Indian virologists successfully culture coronavirus

Indian virologists successfully culture coronavirus

Hyderabad: The Centre for Cellular and Molecular Biology (CCMB) has successfully cultured the novel coronavirus (SARS-CoV-2) from samples of Covid-19 patients, enabling scientists to work towards vaccine development and testing of potential drugs to fight the virus infection.

A team of researchers led by Principal Scientist Dr Krishnan H Harshan has isolated infectious viruses from several isolates.

Novel coronavirus enters human cell when the spike protein on the surface of the SARS-CoV-2 binds to the host cell receptor ACE-2. The virus RNA is later released into the cytoplasm of the cells where it makes proteins before starting to replicate the genomic RNA. The virus uses resources from the cells to make more copies of itself.

Human epithelial cells in the respiratory tract copiously express ACE-2 receptors, causing respiratory disease in the infected patient.

“Currently, primary epithelial cells generated from human origins do not grow for many generations in labs, which is key to culturing viruses continuously. At the same time, the labs that are growing the virus need an ‘immortal’ cell line. They use Vero cells (kidney epithelial cell lines from green African monkey), which express ACE-2 proteins and carry a cell division that allows them to proliferate indefinitely,” Dr Harshan said.

But why cultivate a dreadful germ? Upon culturing a large amount of the virus and inactivating them, it can be used as inactivated virus vaccine. Once the inactivated virus is injected, the human immune system triggers production of germ-specific antibodies. One can inactivate the virus by heat or chemical means. The inactivated virus can trigger antibody response, but does not infect and make the receiver sick as they cannot reproduce.  

Virus cultures are important for the development of antibodies or antidots. Inactivated viruses can trigger antibody response in other mammalian hosts in addition to humans. Various such hosts are currently under test for their efficiency of antibody response. Such antibodies generated in these non-human hosts can be purified, processed and collected. The antibodies can be used as therapeutic intervention for patients suffering from the infection.  They can trigger antiviral response upon injection into humans and have the potential of limiting the infection. Administering antibodies does not provide immunity like a vaccine does, but can be considered as anti-dotes against the virus. 

These cultures may also be helpful in the process of drug screening. Potential drugs can be tested against the virus in a test-tube for their efficacy.
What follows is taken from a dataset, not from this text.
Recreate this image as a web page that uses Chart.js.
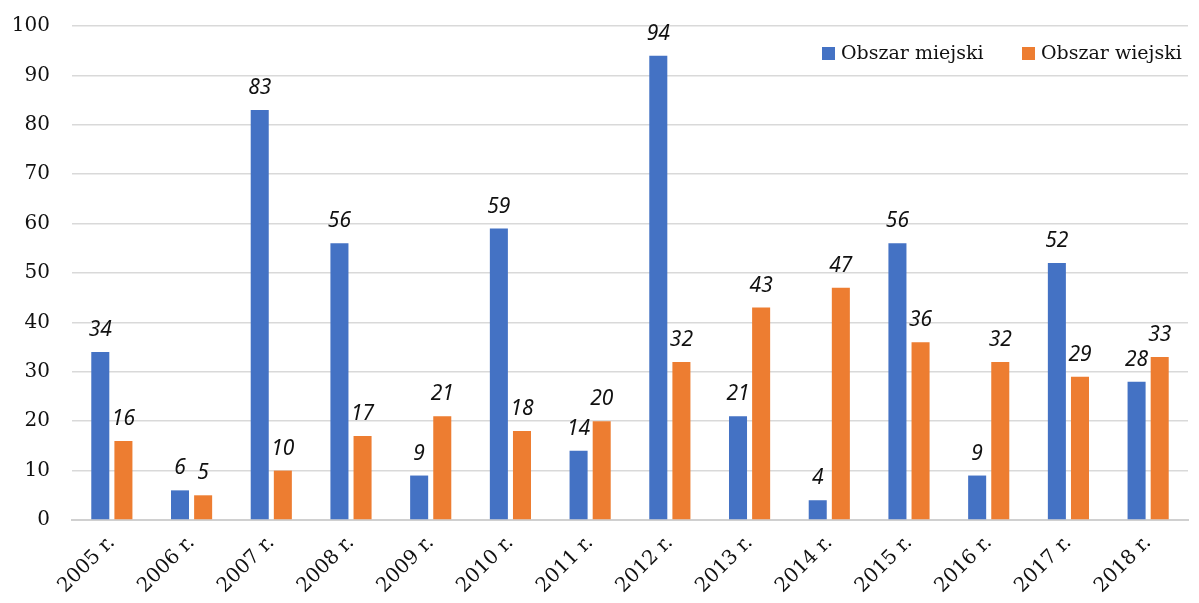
<!DOCTYPE html>
<html>
<head>
<meta charset="utf-8">
<script src="https://cdn.jsdelivr.net/npm/chart.js@4.4.1/dist/chart.umd.min.js"></script>
<style>
  html, body { margin: 0; padding: 0; background: #ffffff; overflow: hidden; }
  #wrap { width: 1199px; height: 611px; position: relative; top: -8px; }
</style>
</head>
<body>
<div id="wrap"><canvas id="barChart"></canvas></div>
<script>
var years = ['2005 r.', '2006 r.', '2007 r.', '2008 r.', '2009 r.', '2010 r.', '2011 r.',
  '2012 r.', '2013 r.', '2014 r.', '2015 r.', '2016 r.', '2017 r.', '2018 r.'];

var miejski = [34, 6, 83, 56, 9, 59, 14, 94, 21, 4, 56, 9, 52, 28];

var wiejski = [16, 5, 10, 17, 21, 18, 20, 32, 43, 47, 36, 32, 29, 33];

var seriesNames = ['Obszar miejski', 'Obszar wiejski'];

var serifFont = "'DejaVu Serif', 'Liberation Serif', serif";

// Draw the italic value above every bar
var valueLabels = {
  id: 'valueLabels',
  afterDatasetsDraw: function (chart) {
    var ctx = chart.ctx;
    ctx.save();
    ctx.font = "italic 21px 'Noto Sans', 'Liberation Sans', sans-serif";
    ctx.fillStyle = '#111111';
    ctx.textAlign = 'center';
    ctx.textBaseline = 'alphabetic';
    chart.data.datasets.forEach(function (ds, i) {
      var meta = chart.getDatasetMeta(i);
      meta.data.forEach(function (bar, j) {
        ctx.fillText(ds.data[j], bar.x, bar.y - 16);
      });
    });
    ctx.restore();
  }
};

// Legend in the top right corner, inside the plot
var cornerLegend = {
  id: 'cornerLegend',
  afterDraw: function (chart) {
    var ctx = chart.ctx;
    var area = chart.chartArea;
    var x = area.right - 366;
    var y = area.top + 27;
    ctx.save();
    ctx.font = '19px ' + serifFont;
    ctx.textBaseline = 'middle';
    ctx.textAlign = 'left';
    chart.data.datasets.forEach(function (ds) {
      ctx.fillStyle = ds.backgroundColor;
      ctx.fillRect(x, y - 6, 13, 13);
      ctx.fillStyle = '#111111';
      ctx.fillText(ds.label, x + 19, y + 1);
      x += 200;
    });
    ctx.restore();
  }
};

new Chart(document.getElementById('barChart'), {
  type: 'bar',
  data: {
    labels: years,
    datasets: [
      {
        label: seriesNames[0],
        data: miejski,
        backgroundColor: '#4472C4',
        barPercentage: 0.78,
        categoryPercentage: 0.58
      },
      {
        label: seriesNames[1],
        data: wiejski,
        backgroundColor: '#ED7D31',
        barPercentage: 0.78,
        categoryPercentage: 0.58
      }
    ]
  },
  options: {
    responsive: true,
    maintainAspectRatio: false,
    animation: false,
    layout: {
      padding: { top: 0, right: 11, left: 0, bottom: 0 }
    },
    plugins: {
      legend: { display: false },
      tooltip: { enabled: false }
    },
    scales: {
      x: {
        grid: { display: false, drawTicks: false },
        border: { color: '#d0d0d0', width: 2 },
        ticks: {
          color: '#111111',
          maxRotation: 45,
          minRotation: 45,
          padding: 11,
          font: { family: serifFont, size: 20 }
        },
        afterFit: function (axis) { axis.height = 83; }
      },
      y: {
        min: 0,
        max: 100,
        ticks: {
          stepSize: 10,
          color: '#111111',
          padding: 22,
          font: { family: serifFont, size: 20 }
        },
        grid: { color: '#d9d9d9', lineWidth: 1.5, drawTicks: false },
        border: { display: false },
        afterFit: function (axis) { axis.width = 72; }
      }
    }
  },
  plugins: [valueLabels, cornerLegend]
});
</script>
</body>
</html>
“Using the Vero cell lines to grow the coronavirus, CCMB is now in a position to isolate and maintain viral strains from different regions. We are working towards producing viruses in huge quantities that can be inactivated, and used in vaccine development and antibody production for therapeutic purposes”, says CCMB Director, Dr Rakesh Mishra.

CCMB has started testing potential drugs with other partners such as the Defence Research Development Organisation (DRDO) using the viral culture.